Member of the Victorian Legislative Assembly for Northcote
- In office 15 August 1998 – 24 November 2006
- Preceded by: Tony Sheehan
- Succeeded by: Fiona Richardson

Personal details
- Born: Mary Elizabeth Delahunty 7 June 1951 (age 74) Murtoa, Victoria, Australia
- Spouse: Jock Rankin
- Relations: Hugh Delahunty (brother)
- Alma mater: La Trobe University
- Occupation: Journalist

= Mary Delahunty =

Australian politician

Mary Elizabeth Delahunty (born 7 June 1951) is an Australian journalist and former politician from the Labor Party.

==Early life==
Delahunty was born in the Victorian town of Murtoa and educated at Loreto College in Ballarat. She earned a Bachelor of Arts in political science from La Trobe University.

==Media career==
Delahunty was a news journalist for the ABC and Network Ten from 1975 to 1996. She appeared in news and current affairs programs such as Four Corners and The 7.30 Report. She received a Gold Walkley award for the story Aiding and Abetting which was shown and produced by Four Corners in 1983.
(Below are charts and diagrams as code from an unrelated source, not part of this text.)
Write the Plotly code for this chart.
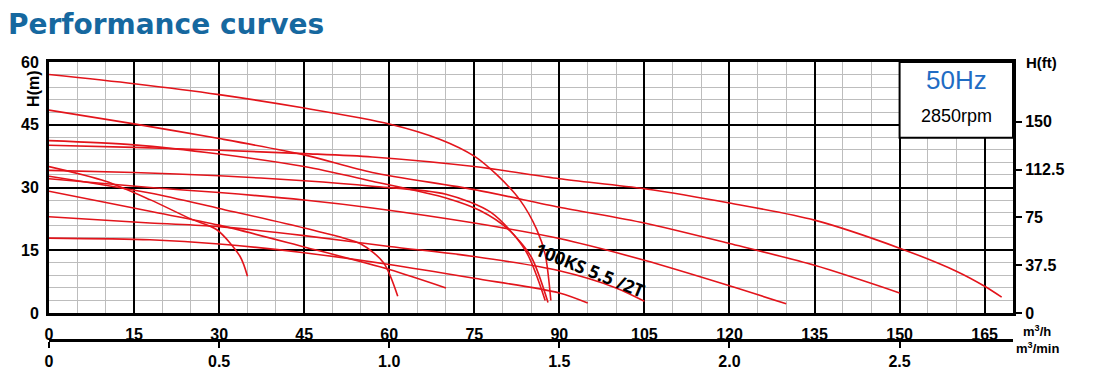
import plotly.graph_objects as go

# ---- data (flow in m3/h, head in m) ----
curve_a_q = [0, 15, 30, 45, 60, 69, 75, 79, 83, 86, 87.5, 88.5]
curve_a_h = [57, 54.8, 52.2, 49, 45.2, 41.5, 37.5, 33, 27.1, 20, 14, 3]

curve_b_q = [0, 15, 30, 45, 57, 75, 90, 105, 120, 135, 150]
curve_b_h = [48.5, 45.2, 41.7, 37.8, 33.6, 29.5, 25.3, 21.5, 16.6, 11.4, 4.8]

curve_r1_q = [0, 15, 30, 45, 57, 75, 90, 105, 120, 135, 150, 160, 165, 168]
curve_r1_h = [40.1, 39.6, 38.9, 38.1, 37.3, 35, 32.1, 29.7, 26.3, 22.2, 15.5, 10, 6.4, 3.8]

curve_p_q = [0, 15, 30, 45, 57, 70, 76, 81, 85, 88]
curve_p_h = [41.2, 40.2, 38, 35, 31.5, 27.5, 24.5, 20, 13.5, 2.5]

curve_c_q = [0, 15, 30, 45, 57, 70, 78, 84, 87.5]
curve_c_h = [34.1, 33.6, 32.8, 31.6, 30.3, 28.4, 24, 15, 3]

curve_r3_q = [0, 17.8, 30, 45, 57, 75, 90, 105, 120, 130]
curve_r3_h = [32.1, 30, 28.8, 27, 25.1, 21.5, 17.8, 12.6, 6.5, 2.2]

curve_e_q = [0, 17.8, 30, 45, 55, 59, 61.5]
curve_e_h = [32.7, 28.7, 25, 20.3, 16.5, 12, 4]

curve_f_q = [0, 17.8, 30, 45, 60, 70]
curve_f_h = [29.1, 24.3, 21, 15.8, 10.4, 6]

curve_k_q = [0, 17.8, 29.6, 45, 60, 75, 90, 100, 105]
curve_k_h = [23, 21.5, 20.7, 18.5, 15.9, 13.5, 10.1, 6, 2.8]

curve_l_q = [0, 17.8, 30, 45, 60, 75, 90, 95]
curve_l_h = [17.9, 17.5, 16.5, 14.4, 11.6, 8.3, 4.8, 2.4]

curve_s_q = [0, 10, 17.8, 25, 29.6, 33.7, 35]
curve_s_h = [35, 31.5, 27.1, 22.5, 19.9, 13.5, 8.8]

flow_ticks = [0, 15, 30, 45, 60, 75, 90, 105, 120, 135, 150, 165]
head_ticks = [0, 15, 30, 45, 60]
ft_ticks = [0, 37.5, 75, 112.5, 150]
ft_labels = ["0", "37.5", "75", "112.5", "150"]
min_ticks = [0, 0.5, 1.0, 1.5, 2.0, 2.5]
min_labels = ["0", "0.5", "1.0", "1.5", "2.0", "2.5"]

Q_MAX = 170
H_MAX = 60
M_TO_FT = 3.28084

curves = [
    (curve_a_q, curve_a_h), (curve_b_q, curve_b_h), (curve_r1_q, curve_r1_h),
    (curve_p_q, curve_p_h), (curve_c_q, curve_c_h),
    (curve_r3_q, curve_r3_h), (curve_e_q, curve_e_h), (curve_f_q, curve_f_h),
    (curve_k_q, curve_k_h), (curve_l_q, curve_l_h), (curve_s_q, curve_s_h),
]

RED = "#e3141b"
FONT = "Liberation Sans"
TICKFONT = dict(family=FONT, size=16, color="black", weight="bold")

# the page body has an 8 px margin, so the figure is drawn 8 px smaller
FIG_W, FIG_H = 1104, 364

fig = go.Figure()
for q, h in curves:
    fig.add_trace(go.Scatter(x=q, y=h, mode="lines", line=dict(color=RED, width=1.6, shape="spline", smoothing=0.8),
                             showlegend=False, hoverinfo="skip"))

# helper traces so the secondary axes are drawn
fig.add_trace(go.Scatter(x=[0, Q_MAX / 60], y=[0, 0], xaxis="x2", yaxis="y", mode="lines",
                         line=dict(width=0), opacity=0, showlegend=False, hoverinfo="skip"))
fig.add_trace(go.Scatter(x=[0, 0], y=[0, H_MAX * M_TO_FT], xaxis="x", yaxis="y2", mode="lines",
                         line=dict(width=0), opacity=0, showlegend=False, hoverinfo="skip"))

# speed box (covers the grid in the top-right corner)
fig.add_shape(type="rect", xref="x", yref="y", x0=150, x1=Q_MAX, y0=41.9, y1=H_MAX,
              fillcolor="white", line=dict(color="black", width=2), layer="above")

fig.add_annotation(x=160, y=55.6, xref="x", yref="y", text="50Hz", showarrow=False,
                   xanchor="center", yanchor="middle",
                   font=dict(family=FONT, size=26, color="#1f6cc4"))
fig.add_annotation(x=160, y=47.1, xref="x", yref="y", text="2850rpm", showarrow=False,
                   xanchor="center", yanchor="middle",
                   font=dict(family=FONT, size=18, color="black"))

fig.add_annotation(x=95.5, y=10.2, xref="x", yref="y", text="<b>100KS 5.5 /2T</b>", showarrow=False,
                   xanchor="center", yanchor="middle",
                   textangle=22, font=dict(family="Noto Sans", size=18, color="black"))

fig.add_annotation(xref="paper", yref="paper", x=-0.0156, y=0.903, text="<b>H(m)</b>", showarrow=False,
                   xanchor="center", yanchor="middle",
                   textangle=-90, font=dict(family=FONT, size=16, color="black"))
fig.add_annotation(xref="paper", yref="paper", x=1.03, y=1.0, text="<b>H(ft)</b>", showarrow=False,
                   xanchor="center", yanchor="middle",
                   font=dict(family=FONT, size=15, color="black"))
fig.add_annotation(xref="paper", yref="paper", x=1.025, y=0.0, yshift=9, text="<b>m<sup>3</sup>/h</b>",
                   xanchor="center", yanchor="middle",
                   showarrow=False, font=dict(family=FONT, size=13, color="black"))
fig.add_annotation(xref="paper", yref="paper", x=1.025, y=0.0, yshift=-8, text="<b>m<sup>3</sup>/min</b>",
                   xanchor="center", yanchor="middle",
                   showarrow=False, font=dict(family=FONT, size=13, color="black"))

fig.update_layout(
    width=FIG_W, height=FIG_H,
    margin=dict(l=41, r=99, t=54, b=32, autoexpand=False),
    paper_bgcolor="white", plot_bgcolor="white",
    title=dict(text="<b>Performance curves</b>", x=0, y=1 - 16 / FIG_H, xref="container", yref="container",
               xanchor="left", yanchor="middle",
               font=dict(family="DejaVu Sans", size=28, color="#16689f")),
    xaxis=dict(range=[0, Q_MAX], tickvals=flow_ticks, showgrid=True, gridcolor="black", gridwidth=2,
               minor=dict(dtick=5, tick0=0, showgrid=True, gridcolor="#bdbdbd", gridwidth=1),
               showline=True, linecolor="black", linewidth=3, mirror=True, zeroline=False,
               ticks="", ticklabelstandoff=5, anchor="y", automargin=False,
               tickfont=TICKFONT),
    xaxis2=dict(range=[0, Q_MAX / 60], overlaying="x", anchor="free", position=0, side="bottom",
                tickvals=min_ticks, ticktext=min_labels, showgrid=False, zeroline=False, automargin=False,
                showline=True, linecolor="black", linewidth=3, ticks="outside", ticklen=6, tickwidth=2,
                tickcolor="black", tickfont=TICKFONT),
    yaxis=dict(range=[0, H_MAX], tickvals=head_ticks, domain=[27 / 278, 1], showgrid=True, gridcolor="black",
               gridwidth=2, minor=dict(dtick=3, tick0=0, showgrid=True, gridcolor="#bdbdbd", gridwidth=1),
               showline=True, linecolor="black", linewidth=3, mirror=True, zeroline=False,
               ticks="", ticklabelstandoff=4, automargin=False,
               tickfont=TICKFONT),
    yaxis2=dict(range=[0, H_MAX * M_TO_FT], overlaying="y", side="right", anchor="x",
                tickvals=ft_ticks, ticktext=ft_labels, showgrid=False, zeroline=False, automargin=False,
                showline=False, ticks="outside", ticklen=8, tickwidth=2, tickcolor="black",
                tickfont=TICKFONT),
)

fig.write_html("out.html")
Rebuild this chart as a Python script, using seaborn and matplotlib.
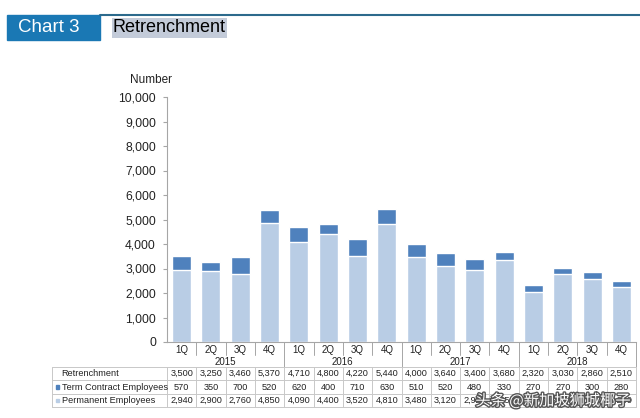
import numpy as np
import pandas as pd
import seaborn as sns
import matplotlib.pyplot as plt
import matplotlib.transforms as mtransforms
import matplotlib.patheffects as pe
from matplotlib.patches import Rectangle

### Data
quarters = ["1Q", "2Q", "3Q", "4Q"] * 4
years = ["2015", "2016", "2017", "2018"]
retrenchment = [3500, 3250, 3460, 5370, 4710, 4800, 4220, 5440,
                4000, 3640, 3400, 3680, 2320, 3030, 2860, 2510]
term_contract = [570, 350, 700, 520, 620, 400, 710, 630,
                 510, 520, 480, 330, 270, 270, 300, 280]
permanent = [2940, 2900, 2760, 4850, 4090, 4400, 3520, 4810,
             3480, 3120, 2920, 3350, 2050, 2760, 2560, 2230]
yticks = [0, 1000, 2000, 3000, 4000, 5000, 6000, 7000, 8000, 9000, 10000]

df = pd.DataFrame({"idx": range(16), "Retrenchment": retrenchment,
                   "Term": term_contract, "Permanent": permanent})

dark = "#4f81bd"
light = "#b9cde5"
grey = "#a6a6a6"

sns.set_style("white")
plt.rcParams['font.family'] = ['Liberation Sans', 'DejaVu Sans']

fig = plt.figure(figsize=(6.4, 4.18), dpi=100)
ax = fig.add_axes([167/640, (418-342)/418, 469/640, 245/418])

# stacked look: total in dark, permanent drawn over it in light
sns.barplot(data=df, x="idx", y="Retrenchment", color=dark, width=0.65,
            saturation=1, ax=ax)
sns.barplot(data=df, x="idx", y="Permanent", color=light, width=0.65,
            saturation=1, ax=ax)

ax.set_xlim(-0.5, 15.5)
ax.set_ylim(0, 10000)
ax.set_yticks(yticks)
ax.set_yticklabels([f"{v:,}" for v in yticks], fontsize=8.7, color="#222222")
ax.set_xticks([])
ax.set_xlabel("")
ax.set_ylabel("")
for s in ["top", "right"]:
    ax.spines[s].set_visible(False)
ax.spines["left"].set_color(grey)
ax.spines["bottom"].set_color(grey)
ax.tick_params(axis="y", length=3, color=grey, direction="out", pad=5, left=True)
ax.text(-0.035, 1.045, "Number", transform=ax.transAxes, ha="center",
        va="bottom", fontsize=8.5, color="#222222")

trans = mtransforms.blended_transform_factory(ax.transData, ax.transAxes)

def fy(py):
    return (342 - py) / 245

# category labels
for i, q in enumerate(quarters):
    ax.text(i, fy(350), q, transform=trans, ha="center", va="center",
            fontsize=7, color="#222222")
for j, yr in enumerate(years):
    ax.text(j*4 + 1.5, fy(362), yr, transform=trans, ha="center",
            va="center", fontsize=7, color="#222222")
for i in range(1, 16):
    bottom = fy(367) if i % 4 == 0 else fy(355)
    ax.plot([i - 0.5, i - 0.5], [0, bottom], transform=trans, color=grey,
            lw=0.7, clip_on=False)
ax.plot([15.5, 15.5], [0, fy(367)], transform=trans, color=grey, lw=0.7,
        clip_on=False)

# data table
left = -0.5 - (167 - 52) / 29.3
rows_y = [fy(367), fy(380), fy(394), fy(407)]
for ry in rows_y:
    ax.plot([left, 15.5], [ry, ry], transform=trans, color="#c8c8c8",
            lw=0.7, clip_on=False)
for xb in [left] + [i - 0.5 for i in range(17)]:
    ax.plot([xb, xb], [rows_y[0], rows_y[-1]], transform=trans,
            color="#c8c8c8", lw=0.7, clip_on=False)

row_labels = ["Retrenchment", "Term Contract Employees", "Permanent Employees"]
row_vals = [retrenchment, term_contract, permanent]
markers = [None, dark, light]
for r in range(3):
    cy = (rows_y[r] + rows_y[r + 1]) / 2
    if markers[r]:
        ax.add_patch(Rectangle((left + 0.15, cy - 0.008), 0.1, 0.016,
                               transform=trans, color=markers[r],
                               clip_on=False))
    ax.text(left + 0.33, cy, row_labels[r], transform=trans, ha="left",
            va="center", fontsize=6.6, color="#222222")
    for i, v in enumerate(row_vals[r]):
        ax.text(i, cy, f"{v:,}", transform=trans, ha="center", va="center",
                fontsize=6.6, color="#222222")

# header
fig.add_artist(Rectangle((7/640, 1 - 40/418), 93/640, 25/418,
                         transform=fig.transFigure, color="#1a78b4"))
fig.add_artist(plt.Line2D([100/640, 1], [1 - 15/418, 1 - 15/418],
                          transform=fig.transFigure, color="#2c6a8c", lw=1.5))
fig.text(18/640, 1 - 28/418, "Chart 3", color="white", fontsize=13.5,
         va="center", ha="left")
fig.text(113/640, 1 - 28/418, "Retrenchment", color="black", fontsize=13,
         va="center", ha="left",
         bbox=dict(facecolor="#c3cbd9", edgecolor="none", pad=1))

# watermark
fig.text(0.985, 1 - 401/418, "头条 @新加坡狮城椰子", ha="right", va="center",
         fontsize=11, color="white", family=['Noto Sans CJK SC', 'DejaVu Sans'],
         path_effects=[pe.withStroke(linewidth=2, foreground="#555555")])

fig.savefig("out.png", dpi=100)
Aiding and Abetting was about the improper use of Australian aid money in the Philippines. In the late 1980s, Delahunty, then the chief newsreader for the ABC in Victoria, was parodied by comedian Jean Kittson on The Big Gig, where Kittson portrayed a snobbish, acid-tongued announcer called Veronica Glenhuntly (whose surname was taken from that of the elite Melbourne suburb). Delahunty was the weeknight presenter of ABC News Victoria from 1986 until 1990. She was replaced by Sue McIntosh.

==Political career==
Delahunty was elected to the seat of Northcote in the Victorian Legislative Assembly at a 1998 by-election. Her maiden speech was about the implications of the Fitzgerald report for Victoria, especially in regard to police corruption.

Delahunty was Minister for Education from 1999 to 2002, during the term of the first Bracks Government. She was the Minister for the Arts from 1999 to 2006, Minister for Women's Affairs from 2002 to 2006, and Minister for Planning from 2002 to 2005. As Minister for Planning, she was responsible for the media presentation of Melbourne 2030.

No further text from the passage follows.